The final adoption of the new ‘Joint Communication on EU Arctic policy’ is to be slightly delayed and now envisaged for April 2016.
The EU’s next Arctic policy initiative aims to define the EUropean priorities towards the Arctic region for the foreseeable future. According to the Commission’s Better Regulation Roadmap, the Joint Communication will set out a more coherent framework for the EU’s Arctic engagement.
Basically it should channel and interlink the various EUropean resources for the sustainable development of the region in order to contribute to creating jobs and growth while safeguarding the Arctic’s natural environment. Moreover, it should give a strong signal to the EU’s internal and external stakeholders that the EU is committed to the Arctic and remains engaged and ready to take its responsibilities vis-à-vis this region.
Coherence with national policies
In recent years, several member states have also issued Arctic policy documents, with an Italian strategy for the Arctic being the latest one.

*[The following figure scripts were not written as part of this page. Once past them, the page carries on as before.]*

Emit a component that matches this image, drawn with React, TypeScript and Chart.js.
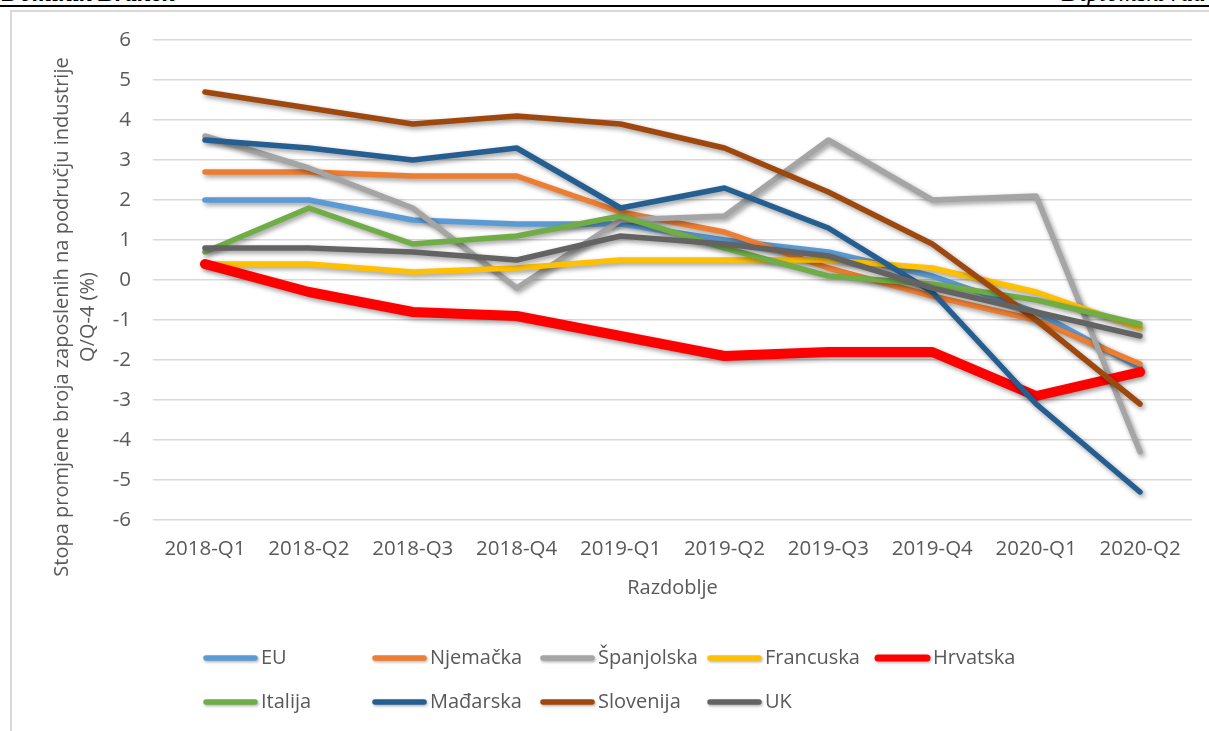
import React, { useEffect, useRef } from 'react';
import { Chart, registerables } from 'chart.js';

Chart.register(...registerables);

const categories = ['2018-Q1', '2018-Q2', '2018-Q3', '2018-Q4', '2019-Q1', '2019-Q2', '2019-Q3', '2019-Q4', '2020-Q1', '2020-Q2'];

const EU = [2.0, 2.0, 1.5, 1.4, 1.4, 1.0, 0.7, 0.1, -0.8, -2.2];
const Njemacka = [2.7, 2.7, 2.6, 2.6, 1.7, 1.2, 0.3, -0.4, -1.0, -2.1];
const Spanjolska = [3.6, 2.8, 1.8, -0.2, 1.5, 1.6, 3.5, 2.0, 2.1, -4.3];
const Francuska = [0.4, 0.4, 0.2, 0.3, 0.5, 0.5, 0.5, 0.3, -0.3, -1.2];
const Hrvatska = [0.4, -0.3, -0.8, -0.9, -1.4, -1.9, -1.8, -1.8, -2.9, -2.3];
const Italija = [0.7, 1.8, 0.9, 1.1, 1.6, 0.8, 0.1, -0.1, -0.5, -1.1];
const Madarska = [3.5, 3.3, 3.0, 3.3, 1.8, 2.3, 1.3, -0.3, -3.1, -5.3];
const Slovenija = [4.7, 4.3, 3.9, 4.1, 3.9, 3.3, 2.2, 0.9, -1.0, -3.1];
const UK = [0.8, 0.8, 0.7, 0.5, 1.1, 0.9, 0.6, -0.2, -0.8, -1.4];

const seriesNames = ['EU', 'Njemačka', 'Španjolska', 'Francuska', 'Hrvatska', 'Italija', 'Mađarska', 'Slovenija', 'UK'];
const seriesValues = [EU, Njemacka, Spanjolska, Francuska, Hrvatska, Italija, Madarska, Slovenija, UK];
const seriesColors = ['#5B9BD5', '#ED7D31', '#A5A5A5', '#FFC000', '#FF0000', '#70AD47', '#255E91', '#9E480E', '#636363'];
const seriesWidths = [5.5, 5.5, 5.5, 5.5, 10, 5.5, 5.5, 5.5, 5.5];

const yTickMin = -6;
const yTickMax = 6;
const yTickStep = 1;

const yTitleLines = ['Stopa promjene broja zaposlenih na području industrije', 'Q/Q-4 (%)'];
const xTitle = 'Razdoblje';
const headerLeft = 'Dominik Branek';
const headerRight = 'Diplomski rad';

const FONT = "'Open Sans', 'Noto Sans', sans-serif";
const TEXT_COLOR = '#595959';

// layout constants
const W = 1209;
const H = 731;
const legendCols = [203, 372, 540, 707, 875];
const legendRows = [658, 702];
const legendLineLen = 55;

const shadowPlugin = {
  id: 'lineShadow',
  beforeDatasetDraw(chart: any) {
    const ctx = chart.ctx;
    ctx.save();
    ctx.shadowColor = 'rgba(0,0,0,0.4)';
    ctx.shadowBlur = 5;
    ctx.shadowOffsetX = 2;
    ctx.shadowOffsetY = 2.5;
  },
  afterDatasetDraw(chart: any) {
    chart.ctx.restore();
  },
};

const extrasPlugin = {
  id: 'figureExtras',
  afterDraw(chart: any) {
    const ctx = chart.ctx;
    // y-axis title (two lines, rotated)
    ctx.save();
    ctx.fillStyle = TEXT_COLOR;
    ctx.font = `20px ${FONT}`;
    ctx.textAlign = 'center';
    ctx.textBaseline = 'middle';
    const xs = [62, 88];
    yTitleLines.forEach((line, i) => {
      ctx.save();
      ctx.translate(xs[i], 317);
      ctx.rotate(-Math.PI / 2);
      ctx.fillText(line, 0, 0);
      ctx.restore();
    });
    ctx.restore();

    // legend
    chart.data.datasets.forEach((ds: any, i: number) => {
      const row = Math.floor(i / 5);
      const col = i % 5;
      const x0 = legendCols[col];
      const y = legendRows[row];
      ctx.save();
      ctx.shadowColor = 'rgba(0,0,0,0.3)';
      ctx.shadowBlur = 3;
      ctx.shadowOffsetX = 1;
      ctx.shadowOffsetY = 1.5;
      ctx.strokeStyle = ds.borderColor;
      ctx.lineWidth = Math.min(ds.borderWidth, 7);
      ctx.lineCap = 'round';
      ctx.beginPath();
      ctx.moveTo(x0 + 3, y);
      ctx.lineTo(x0 + legendLineLen - 3, y);
      ctx.stroke();
      ctx.restore();
      ctx.save();
      ctx.fillStyle = TEXT_COLOR;
      ctx.font = `20px ${FONT}`;
      ctx.textAlign = 'left';
      ctx.textBaseline = 'middle';
      ctx.fillText(ds.label, x0 + legendLineLen + 3, y);
      ctx.restore();
    });
  },
};

export default function App() {
  const ref = useRef<HTMLCanvasElement | null>(null);

  useEffect(() => {
    if (!ref.current) return;
    const n = seriesNames.length;
    const chart = new Chart(ref.current, {
      type: 'line',
      data: {
        labels: categories,
        datasets: seriesNames.map((name, i) => ({
          label: name,
          data: seriesValues[i],
          borderColor: seriesColors[i],
          backgroundColor: seriesColors[i],
          borderWidth: seriesWidths[i],
          pointRadius: 0,
          pointHoverRadius: 0,
          tension: 0,
          fill: false,
          borderCapStyle: 'round',
          borderJoinStyle: 'round',
          order: n - i,
        })),
      },
      options: {
        responsive: false,
        animation: false,
        events: [],
        layout: { padding: { left: 0, right: W - 1192, top: 40, bottom: 0 } },
        plugins: {
          legend: { display: false },
          tooltip: { enabled: false },
          title: { display: false },
        },
        scales: {
          x: {
            type: 'category',
            offset: true,
            grid: { display: false, drawTicks: false },
            border: { display: false },
            ticks: {
              color: TEXT_COLOR,
              font: { family: FONT, size: 20.5 },
              padding: 17,
              maxRotation: 0,
              autoSkip: false,
            },
            title: {
              display: true,
              text: xTitle,
              color: TEXT_COLOR,
              font: { family: FONT, size: 20, lineHeight: 1.2 },
              padding: { top: 0, bottom: 131 },
            },
            afterFit(scale: any) {
              scale.height = H - 520;
            },
          },
          y: {
            min: yTickMin,
            max: yTickMax,
            grid: { color: '#d9d9d9', lineWidth: 1.5, drawTicks: false },
            border: { display: false },
            ticks: {
              stepSize: yTickStep,
              color: TEXT_COLOR,
              font: { family: FONT, size: 20.5 },
              padding: 22,
            },
            afterFit(scale: any) {
              scale.width = 153;
            },
          },
        },
      },
      plugins: [shadowPlugin, extrasPlugin],
    } as any);
    return () => chart.destroy();
  }, []);

  return (
    <div style={{ position: 'absolute', left: 0, top: 0, width: W, height: H, overflow: 'hidden', background: '#fff' }}>
      <div style={{ position: 'absolute', left: 2, top: -20, font: `italic bold 25px 'Liberation Serif', serif`, color: '#000', whiteSpace: 'nowrap', lineHeight: '26px' }}>{headerLeft}</div>
      <div style={{ position: 'absolute', left: 1062, top: -20, font: `italic 25px 'Liberation Serif', serif`, color: '#000', whiteSpace: 'nowrap', lineHeight: '26px' }}>{headerRight}</div>
      <div style={{ position: 'absolute', left: 0, top: 5, width: W, height: 2, background: '#000' }} />
      <div style={{ position: 'absolute', left: 10, top: 10, width: W + 20, height: H + 20, border: '2px solid #d9d9d9', boxSizing: 'border-box' }} />
      <canvas ref={ref} width={W} height={H} style={{ position: 'absolute', left: 0, top: 0, width: W, height: H, display: 'block' }} />
    </div>
  );
}
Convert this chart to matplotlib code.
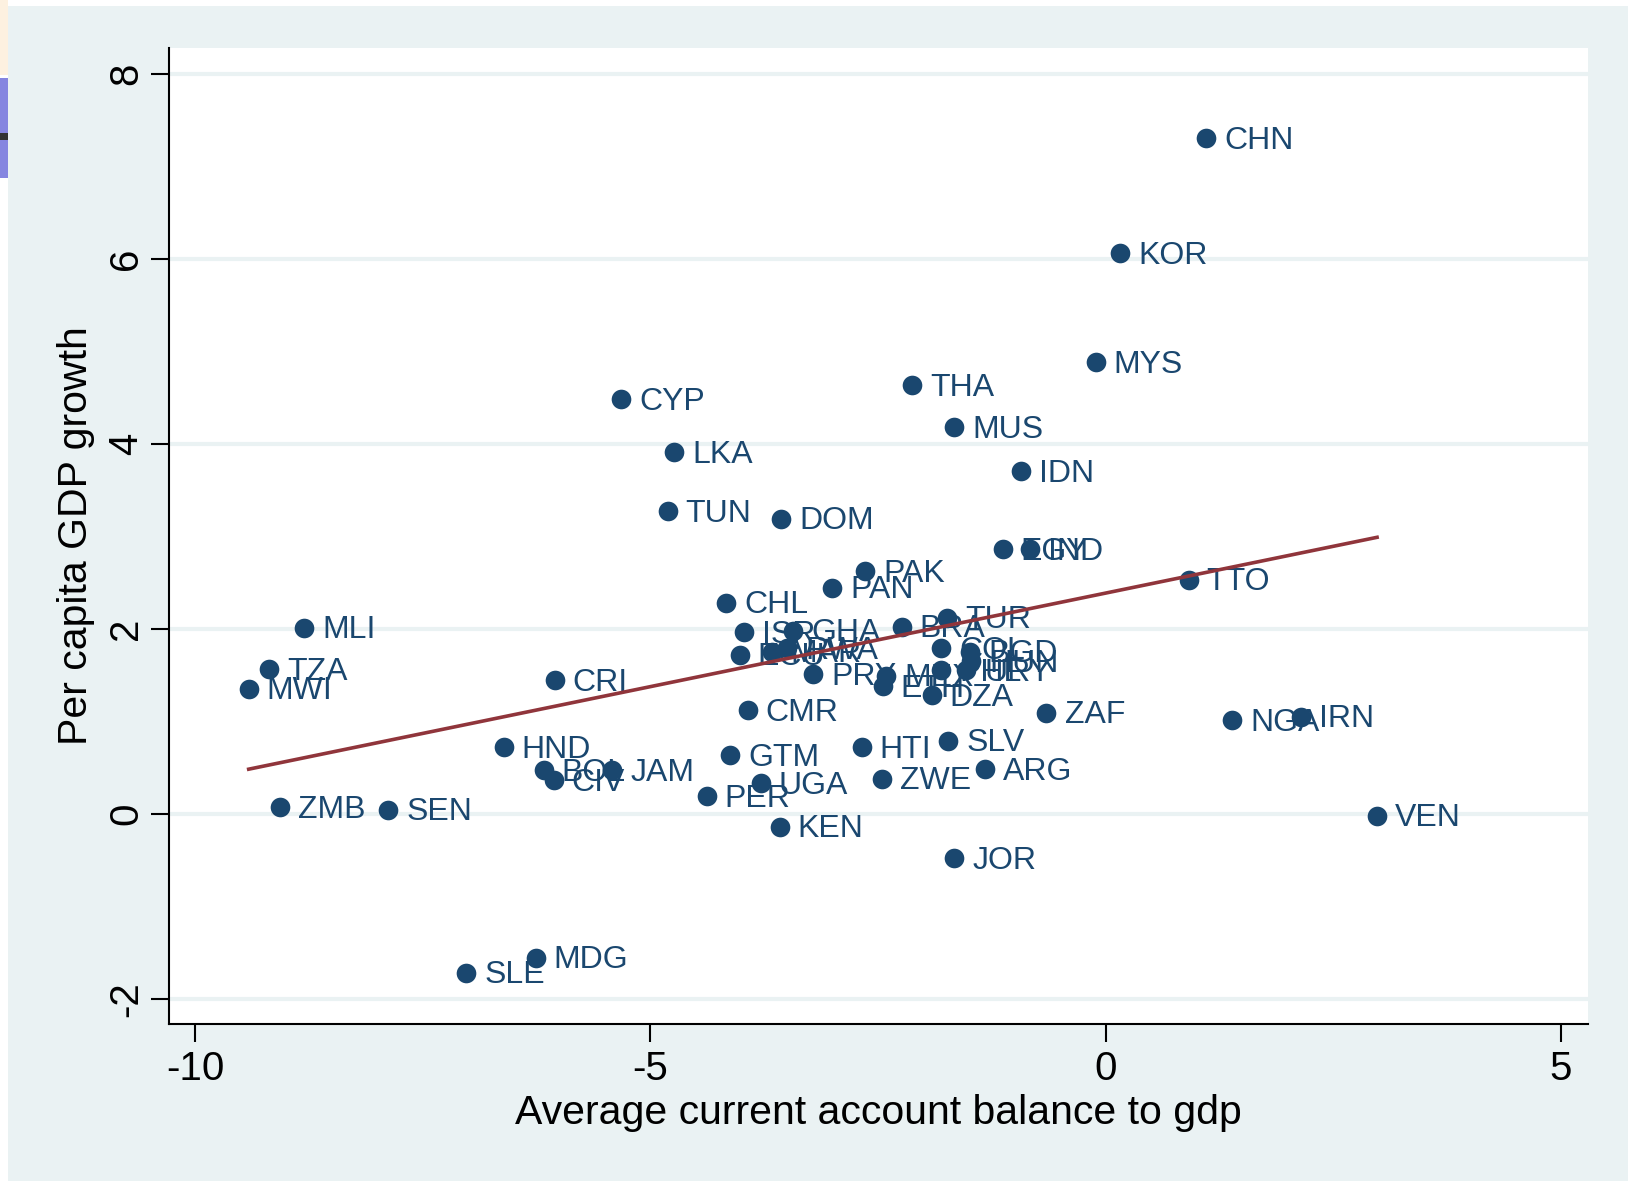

The EU policy towards the Arctic shall eventually ensure coherence with all national policies and support member states in their Arctic activities.
From an intra-Arctic perspective, the European Union and its on-going Arctic endeavour has recently also made Norwegian headlines. In a joint letter to Miguel Arias Cañete, European Commissioner for Climate Action and Energy, three Norwegian government ministers have asked for a “clear message from the Commission that natural gas remains important for the EU’s energy mix”. A related statement would be a “welcome signal” for Norwegian investment in exploiting the untapped gas resources in the Barents Sea.
Due to the nature of the Joint Communication such a statement will, however, unlikely to be found in the upcoming EUropean policy initiative and rather be tackled bilaterally in the EU-Norway Energy Dialogue.